The seventh women's Asia Cup kicks off in Malaysia on June 3. This will be the third successive edition that will be played in the T20 format. Six teams - India, Pakistan, Sri Lanka, Bangladesh, Thailand and Malaysia - will compete over eight days for the title. The winners will get the perfect leg-up in form and confidence as they build towards Women's World T20 in the Caribbean in November. Here's how the teams stack up ahead of the tournament.
India v Pakistan: the unfamiliar in a familiar rivalry
June 18. Champions Trophy final. Sarfraz Ahmed's men topple the favourites in front of a sell-out crowd. Two weeks later, India women comfortably emerged victors in front of a full house Derby at the Women's World Cup.
In the women's arena, their previous T20I memorably ended in India captain Harmanpreet Kaur spearing a stump back into the hole to celebrate the side's sixth straight title victory, in Bangkok in 2016. Freshly relieved from T20 captaincy, Mithali Raj drove India's title-winning 2016 Asia Cup campaign with a chart-topping tally.
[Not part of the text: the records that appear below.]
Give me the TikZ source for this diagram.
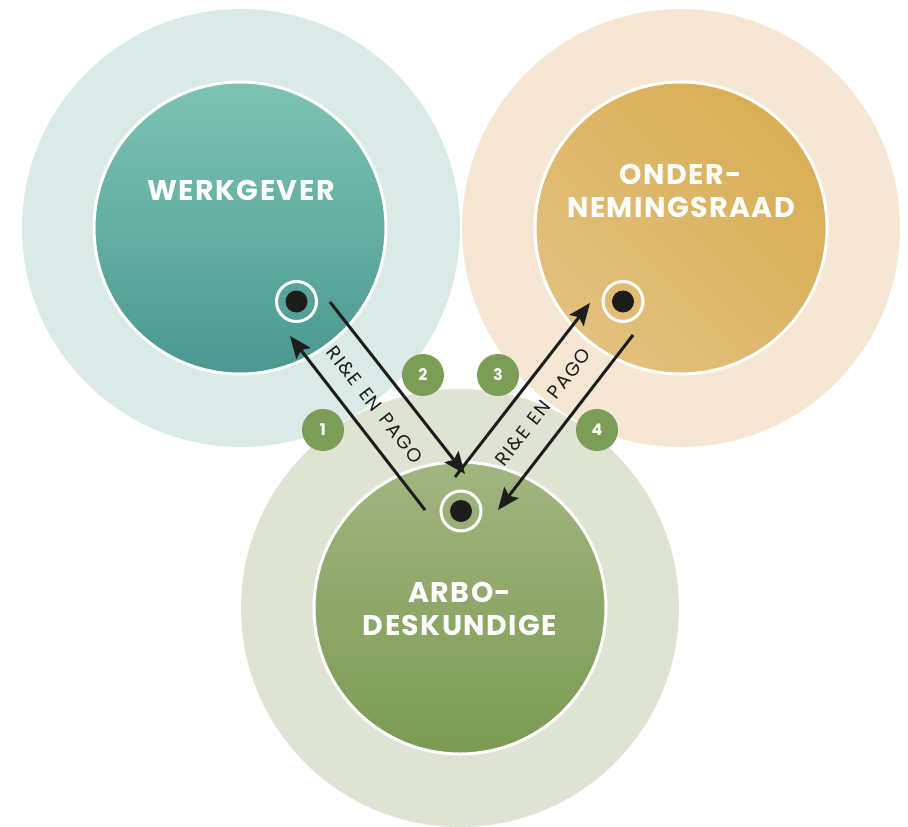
\documentclass[tikz,border=0pt]{standalone}
\usepackage{fontspec}
\setmainfont{Poppins}
\newfontfamily\titlefont[LetterSpace=5]{Poppins}
\newfontfamily\labelfont[LetterSpace=7, WordSpace=1.3]{Poppins}
\usetikzlibrary{arrows.meta}
\definecolor{wgOuter}{HTML}{DAEBE7}
\definecolor{wgTop}{HTML}{7DC3B4}
\definecolor{wgBot}{HTML}{4A9890}
\definecolor{orOuter}{HTML}{F5E7D3}
\definecolor{orLight}{HTML}{E2C07E}
\definecolor{orDark}{HTML}{D8AE55}
\definecolor{adOuter}{HTML}{DFE3D3}
\definecolor{adTop}{HTML}{A2B57F}
\definecolor{adBot}{HTML}{7A9A52}
\definecolor{badge}{HTML}{7C9D56}
\definecolor{ink}{HTML}{1D1D1B}
\tikzset{
  outerdisc/.style={circle, minimum size=438pt, inner sep=0pt},
  innerdisc/.style={circle, minimum size=292pt, inner sep=0pt, draw=white, line width=3pt},
  title/.style={text=white, font=\titlefont\bfseries\fontsize{28.5}{33}\selectfont, align=center},
  ring/.style={circle, minimum size=40pt, inner sep=0pt, draw=white, line width=3pt},
  core/.style={circle, minimum size=22pt, inner sep=0pt, fill=ink},
  badgenode/.style={circle, minimum size=42pt, inner sep=0pt, fill=badge, text=white, font=\bfseries\fontsize{16}{16}\selectfont},
  flow/.style={draw=ink, line width=3pt, -{Stealth[length=22pt, width=18pt, inset=4pt]}},
  flowlabel/.style={text=ink, font=\labelfont\fontsize{19}{19}\selectfont, inner sep=0pt}
}
\begin{document}
\begin{tikzpicture}[x=1pt, y=-1pt]
\useasboundingbox (0,0) rectangle (908,827);
% outer halos
\node[outerdisc, fill=wgOuter] (wgo) at (241,228) {};
\node[outerdisc, fill=orOuter] (oro) at (681,228) {};
\node[outerdisc, fill=adOuter] (ado) at (460,608) {};
% inner discs
\node[innerdisc, top color=wgTop, bottom color=wgBot] (wg) at (240,228) {};
\node[innerdisc, shading=axis, left color=orLight, right color=orDark, shading angle=135] (or) at (681,228) {};
\node[innerdisc, top color=adTop, bottom color=adBot] (ad) at (460,608) {};
% titles
\node[title] (wgt) at (241,190) {WERKGEVER};
\node[title] (ort) at (681,191) {ONDER-\\NEMINGSRAAD};
\node[title] (adt) at (460,609) {ARBO-\\DESKUNDIGE};
% contact points
\node[ring] (wgr) at (296.5,301.5) {};
\node[core] (wgc) at (296.5,301.5) {};
\node[ring] (orr) at (623,301.5) {};
\node[core] (orc) at (623,301.5) {};
\node[ring] (adr) at (461,511) {};
\node[core] (adc) at (461,511) {};
% arrow end points
\coordinate (a1s) at (425,510);
\coordinate (a1e) at (290,336);
\coordinate (a2s) at (330,302);
\coordinate (a2e) at (465,474);
\coordinate (a3s) at (455,477);
\coordinate (a3e) at (590,303);
\coordinate (a4s) at (633,335);
\coordinate (a4e) at (498,510);
\draw[flow] (a1s) -- (a1e);
\draw[flow] (a2s) -- (a2e);
\draw[flow] (a3s) -- (a3e);
\draw[flow] (a4s) -- (a4e);
% labels along the arrows
\node[flowlabel, rotate=-52] (l1) at (375,405) {RI\&E EN PAGO};
\node[flowlabel, rotate=52] (l2) at (543,407) {RI\&E EN PAGO};
% step badges
\node[badgenode] (b1) at (323,430) {1};
\node[badgenode] (b2) at (423,375) {2};
\node[badgenode] (b3) at (498,375) {3};
\node[badgenode] (b4) at (597,430) {4};
\end{tikzpicture}
\end{document}
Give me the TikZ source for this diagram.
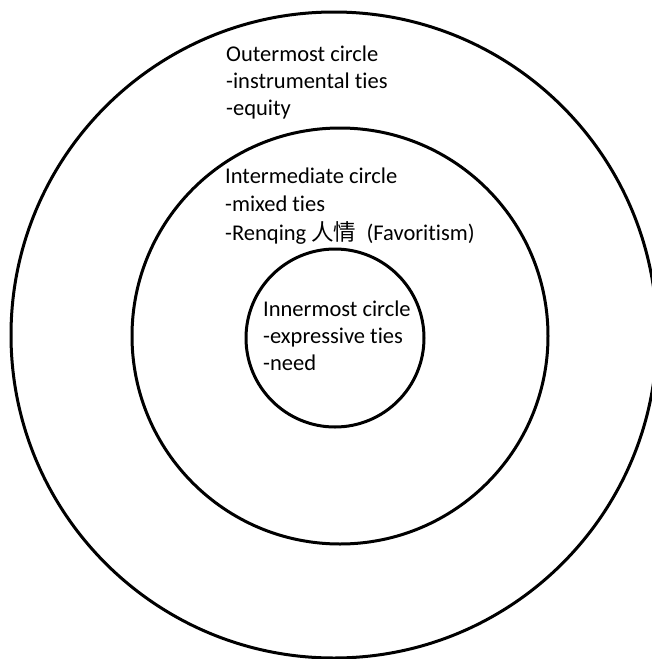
\documentclass[tikz,border=0pt]{standalone}
\usepackage{fontspec}
\setmainfont{Carlito}[Ligatures=NoCommon]
\newfontfamily\cjk{Noto Sans CJK SC}
\begin{document}
\begin{tikzpicture}[x=1pt,y=-1pt,
  ring/.style={draw=black,line width=3pt},
  label/.style={anchor=base west,inner sep=0pt,font=\fontsize{22.5}{27.5}\selectfont}]
\useasboundingbox (0,0) rectangle (652,659);
\clip (0,0) rectangle (652,659);
% three nested circles
\draw[ring] (334,335) circle[radius=323];
\draw[ring] (340,336) circle[radius=208];
\draw[ring] (335,338) circle[radius=89];
% labels, one per circle
\node[label] (outer) at (226,61)
  {\vtop{\baselineskip=27pt\hbox{Outermost circle}\hbox{-instrumental ties}\hbox{-equity}}};
\node[label] (middle) at (225,183)
  {\vtop{\baselineskip=28.5pt\hbox{Intermediate circle}\hbox{-mixed ties}\hbox{-Renqing {\cjk 人情}\ \ (Favoritism)}}};
\node[label] (inner) at (263,316)
  {\vtop{\baselineskip=27pt\hbox{Innermost circle}\hbox{-expressive ties}\hbox{-need}}};
\end{tikzpicture}
\end{document}
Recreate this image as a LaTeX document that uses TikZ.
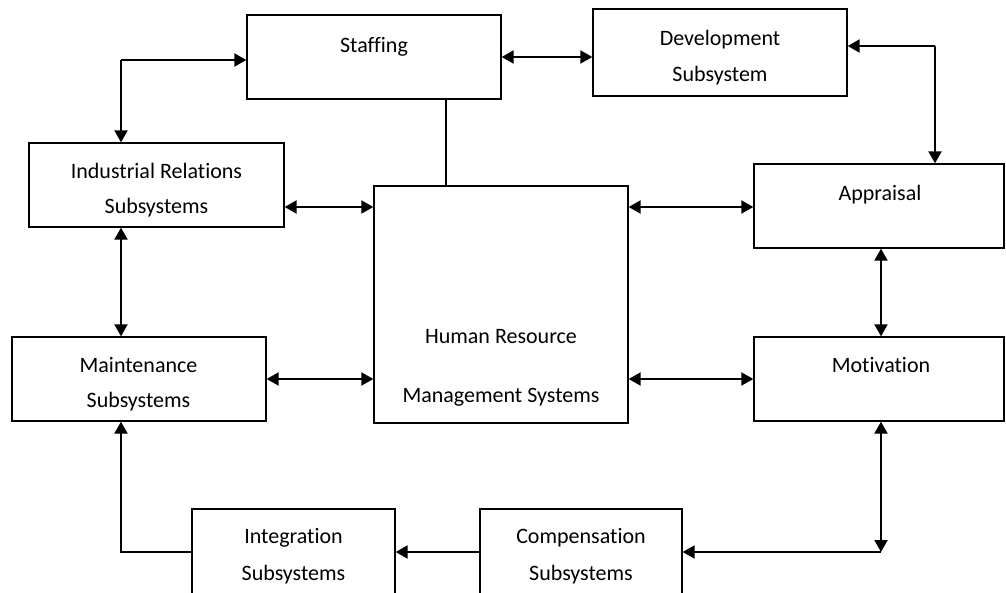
\documentclass[tikz,border=0pt]{standalone}
\usepackage{fontspec}
\setmainfont{Carlito}[Ligatures={NoCommon,NoContextual}]
\usetikzlibrary{arrows.meta}
\begin{document}
\begin{tikzpicture}[x=1pt,y=-1pt,
  box/.style={draw, line width=1.3pt, inner sep=0pt},
  lbl/.style={anchor=base, inner sep=0pt, font=\fontsize{22}{26}\selectfont},
  con/.style={line width=2pt, -{Triangle[length=12pt,width=13pt]}},
  dcon/.style={line width=2pt, {Triangle[length=12pt,width=13pt]}-{Triangle[length=12pt,width=13pt]}},
  plain/.style={line width=1.3pt}]
\useasboundingbox (0,0) rectangle (1006,592);
\clip (0,0) rectangle (1006,592);
% boxes
\node[box, minimum width=254pt, minimum height=84pt] (staff) at (374,57) {};
\node[box, minimum width=254pt, minimum height=87pt] (dev) at (720,52.5) {};
\node[box, minimum width=255pt, minimum height=84pt] (ir) at (156.5,185) {};
\node[box, minimum width=254pt, minimum height=237pt] (hrm) at (501,304.5) {};
\node[box, minimum width=250pt, minimum height=84pt] (app) at (879,206) {};
\node[box, minimum width=254pt, minimum height=84pt] (maint) at (139,379) {};
\node[box, minimum width=250pt, minimum height=84pt] (mot) at (879,379) {};
\node[box, minimum width=203pt, minimum height=91pt] (integ) at (293.5,554.5) {};
\node[box, minimum width=202pt, minimum height=91pt] (comp) at (581,554.5) {};
% texts
\node[lbl] (tstaff) at (374,52) {Staffing};
\node[lbl] (tdev1) at (720,45) {Development};
\node[lbl] (tdev2) at (720,81) {Subsystem};
\node[lbl] (tir1) at (156.5,178) {Industrial Relations};
\node[lbl] (tir2) at (156.5,213) {Subsystems};
\node[lbl] (tapp) at (880,200) {Appraisal};
\node[lbl] (thrm1) at (501,343) {Human Resource};
\node[lbl] (thrm2) at (501,402) {Management Systems};
\node[lbl] (tmaint1) at (138.5,372) {Maintenance};
\node[lbl] (tmaint2) at (138.5,407) {Subsystems};
\node[lbl] (tmot) at (881,372) {Motivation};
\node[lbl] (tint1) at (293.5,543) {Integration};
\node[lbl] (tint2) at (293.5,580) {Subsystems};
\node[lbl] (tcomp1) at (581,543) {Compensation};
\node[lbl] (tcomp2) at (581,580) {Subsystems};
% helper coordinates
\coordinate (c1) at (121,60);
\coordinate (c2) at (935,46);
\coordinate (c3) at (881,552);
\coordinate (c4) at (121,552);
\coordinate (x446) at (446,0);
\coordinate (r207) at (0,207);
\coordinate (col) at (121,0);
\coordinate (col2) at (881,0);
% connectors
\draw[con] (c1) -- (c1 -| staff.west);
\draw[con] (c1) -- (c1 |- ir.north);
\draw[dcon] (staff.east) -- (staff.east -| dev.west);
\draw[con] (c2) -- (c2 -| dev.east);
\draw[con] (c2) -- (c2 |- app.north);
\draw[plain] (staff.south -| x446) -- (hrm.north -| x446);
\draw[dcon] (ir.east |- r207) -- (hrm.west |- r207);
\draw[dcon] (hrm.east |- r207) -- (app.west |- r207);
\draw[dcon] (ir.south -| col) -- (maint.north -| col);
\draw[dcon] (maint.east) -- (maint.east -| hrm.west);
\draw[dcon] (mot.west -| hrm.east) -- (mot.west);
\draw[dcon] (app.south -| col2) -- (mot.north -| col2);
\draw[dcon] (mot.south -| c3) -- (c3);
\draw[con] (c3) -- (c3 -| comp.east);
\draw[con] (c3 -| comp.west) -- (c3 -| integ.east);
\draw[con] (c3 -| integ.west) -- (c4) -- (maint.south -| c4);
\end{tikzpicture}
\end{document}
For runners-up Pakistan, Javeria Khan carried the mantle with an average roughly half of Raj's 110.
In the 18 months since, Raj's wavering form has coincided with India's away-from-home triumph against South Africa in January and big-margin defeats in a forgettable T20I tri-series against England and Australia at home in March. Pakistan, meanwhile, recovered from a 4-0 clean-sweep in the T20I series against New Zealand to clinching their maiden double-series win in Sri Lanka in March courtesy a record ODI hundred and a record T20I fifty from Javeria.
India's pursuit of a seventh straight Asia Cup title could be tested by a resurgent Pakistan, under new coach Mark Coles. The return of senior batsman Nain Abidi, who, along with frontline spinner Nida Dar topped the runs and wickets charts respectively in the domestic T20 competition, will boost their line-up. Yet Pakistan will have to contend with Australia-humbling, England-numbing one-woman force: Smriti Mandhana and India's plethora of left-arm spinners, including Ekta Bisht - the leading wicket-taker at the 2016 edition and the overall experience India's players may have drawn from the IPL-styled T20 challenge.
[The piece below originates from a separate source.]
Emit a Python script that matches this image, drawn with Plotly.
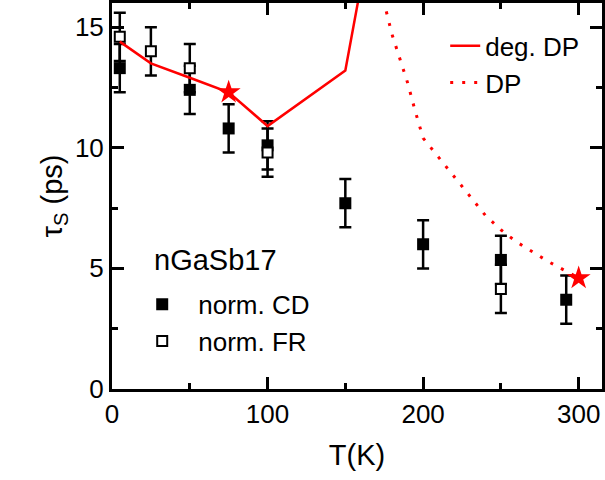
import plotly.graph_objects as go

# Measured data
T_cd = [5, 50, 75, 100, 150, 200, 250, 292]
tau_cd = [13.3, 12.4, 10.8, 10.1, 7.7, 6.0, 5.35, 3.7]
err_cd = [1.0, 1.0, 1.0, 1.0, 1.0, 1.0, 1.0, 1.0]

T_fr = [5, 25, 50, 100, 250]
tau_fr = [14.6, 14.0, 13.3, 9.8, 4.15]
err_fr = [1.0, 1.0, 1.0, 1.0, 1.0]

# Theory curves
T_deg = [5, 25, 50, 75, 100, 150, 200]
tau_deg = [14.4, 13.5, 12.9, 12.3, 10.9, 13.2, 30.7]

T_dp = [170, 175, 180, 185, 190, 195, 200, 210, 220, 230, 240, 250, 260, 270, 280, 290, 300]
tau_dp = [17.6, 16.0, 14.7, 13.7, 12.7, 11.5, 10.4, 9.6, 8.8, 8.0, 7.2, 6.6, 6.1, 5.7, 5.3, 4.95, 4.6]

T_star = [75, 300]
tau_star = [12.3, 4.6]

FONT = "Liberation Sans, Arial, sans-serif"

fig = go.Figure()

fig.add_trace(go.Scatter(
    x=T_cd, y=tau_cd, mode="markers", name="norm. CD", legend="legend2",
    marker=dict(symbol="square", size=12, color="black"),
    error_y=dict(type="data", array=err_cd, color="black", thickness=2.5, width=6),
))
fig.add_trace(go.Scatter(
    x=T_fr, y=tau_fr, mode="markers", name="norm. FR", legend="legend2",
    marker=dict(symbol="square", size=10, color="white", line=dict(color="black", width=2)),
    error_y=dict(type="data", array=err_fr, color="black", thickness=2.5, width=6),
))
fig.add_trace(go.Scatter(
    x=T_deg, y=tau_deg, mode="lines", name="deg. DP", legend="legend",
    line=dict(color="#ff0000", width=2.5),
))
fig.add_trace(go.Scatter(
    x=T_dp, y=tau_dp, mode="lines", name="DP", legend="legend",
    line=dict(color="#ff0000", width=3, dash="3px,9px"),
))
fig.add_trace(go.Scatter(
    x=T_star, y=tau_star, mode="markers", showlegend=False,
    marker=dict(symbol="star", size=18, color="#ff0000"),
))

fig.add_annotation(
    x=0.082, y=0.333, xref="paper", yref="paper", xanchor="left", yanchor="middle",
    text="nGaSb17", showarrow=False, font=dict(size=29, color="black", family=FONT),
)

axis_common = dict(
    showline=True, linewidth=3, linecolor="black", mirror="ticks",
    ticks="inside", ticklen=12, tickwidth=2.5, tickcolor="black",
    showgrid=False, zeroline=False,
    tickfont=dict(size=26, color="black", family=FONT),
)

fig.update_layout(
    width=605, height=480,
    margin=dict(l=112, r=3, t=0, b=91),
    paper_bgcolor="white", plot_bgcolor="white",
    font=dict(family=FONT, color="black"),
    xaxis=dict(
        range=[0, 315], dtick=100, tick0=0,
        minor=dict(dtick=50, ticks="inside", ticklen=6, tickwidth=2.5, tickcolor="black"),
        title=dict(text="T(K)", font=dict(size=29), standoff=17),
        **axis_common,
    ),
    yaxis=dict(
        range=[0, 16], dtick=5, tick0=0,
        minor=dict(dtick=2.5, ticks="inside", ticklen=6, tickwidth=2.5, tickcolor="black"),
        title=dict(text="τ<sub>S</sub> (ps)", font=dict(size=29), standoff=4),
        **axis_common,
    ),
    legend=dict(
        x=0.68, y=0.95, xanchor="left", yanchor="top",
        bgcolor="rgba(0,0,0,0)", font=dict(size=26, family=FONT),
        tracegroupgap=0,
    ),
    legend2=dict(
        x=0.029, y=0.28, xanchor="left", yanchor="top",
        bgcolor="rgba(0,0,0,0)", font=dict(size=26, family=FONT),
        tracegroupgap=0, itemwidth=62,
    ),
)

fig.write_html("out.html")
Their only Asia Cup win came on debut, against Sri Lanka in 2012. They haven't played a subcontinental side since 2016 and were beaten 5-0 and 3-0 in the ODIs and T20Is away by South Africa. Now, they have a new head coach in India's Anju Jain. Can the tide turn?
They will hope Fargana Hogue (leading run-getter during the South Africa series), medium-pacer Panna Ghosh (involved in two record lower-order partnerships for Bangladesh) and Shamima Sultana (only Bangladesh batsman to score a fifty each in the ODI and T20I series) continue their recent run of form.
The bigger picture, of course, remains the World T20 Qualifiers in Netherlands in July. What better way to prepare than a competitive Asia Cup? Meanwhile, Rumana Ahmed will join team-mates Jahanara Alam and Khadija-Tul Kubra in the Women's Global Development Squad for matches against the Kia Super League sides soon after the Qualifiers.
Sri Lanka's injury woes
In a tournament featuring non-ODI nations Thailand and Malaysia, Sri Lanka would ideally fancy a top-three finish. They have been the runners-up four times in the six editions of the Asia Cup.
Despite their two recent consecutive defeats - against West Indies away and against Pakistan at home - Sri Lanka may have still backed themselves to put on a typically strong showing. Now, they have to do it without T20I captain Chamari Atapattu and pace-bowling allrounder Ama Kanchana. Four years after relinquishing the captaincy, Shashikala Siriwardene is back to helm the side. Can she rise to the challenge?
Players to watch
Pakistan's Javeria Rauf returns after a four-year layoff. Her surprise recall is down largely to three half-centuries that made her the second-highest run getter in the four-team domestic T20 competition. Her team, the PCB XI, eventually finished runners-up.
Another player on a comeback trail is Bangladesh's Shamima Sultana. The wicketkeeper marked her international return by scoring a half-century each in the ODI and T20I series in South Africa. Her boundary-hitting aptitude could bolster her team's chances of pulling off an upset or two in the competition.
Expect the teenaged Jemimah Rodrigues and Pooja Vastrakar to inject vigour into India's ailing T20 health. On the traditionally road-like Kinrara Oval tracks and the shortish boundaries of the Royal Selangor Club, Rodrigues' resolve at the top of the order would be vital in propping up a red-hot Mandhana during India's last big T20 assignment before the World T20. Should India lose a wicket early, Vastrakar, who famously hit the nervy winning runs in the one-off IPL exhibition game, could earn a promotion. Can she showcase her natural flamboyance in the Powerplay?